I’m asking for opinions and suggestions. What would you do if a
customer wanted silver “colored” rings but couldn’t afford white
gold… and also how would you accomplish the 'two-tone’
aspect…through plating? I do know plating wears off and that’s why
I suggested the plated ‘band’ be recessed so it doesn’t or very
rarely comes into contact with any surface.
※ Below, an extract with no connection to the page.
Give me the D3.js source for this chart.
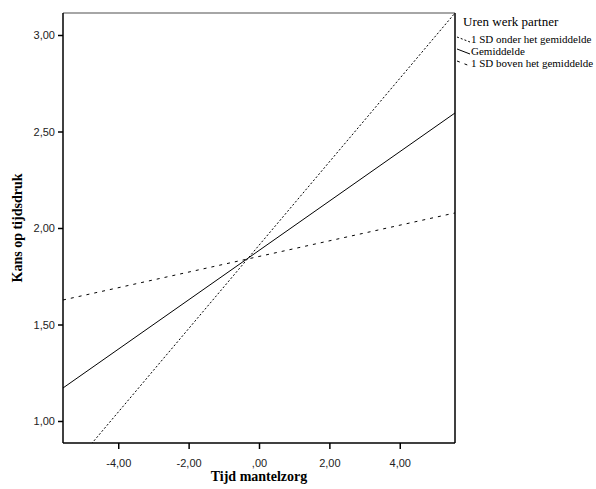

I don’t really like the idea of making them stainless because of the
inability to re-size… and also… who wants stainless wedding bands
to symbolize marriage?

I much appreciate any suggestions. I have to have these done by the
first week in September.!!

Thanks guys!!!

Since you have a lathe, here’s a quick way to get the effect without
perishable plating.

Take a seamless sterling band a few sizes(two? depends on how deep
the grooves are) smaller than customer’s finger size and mount it in
your lathe. Cut two grooves for where you want the gold. Make two
thin gold bands(wires, really) with a cross section suitable for the
grooves. Make them so they just barely fit over the ring. Put the
sterling ring in a ring stretcher and place the gold ‘washers’ in the
grooves and stretch away. Finish as desired. No need to solder the
gold to the sterling, in fact its better and neater if you don’t. If
you don’t have access to a stretcher you could probably use the
hammering texture to spread the silver ring.

This will work better with a comfort fit type ring. This is not
theoretical, I’ve done it several times.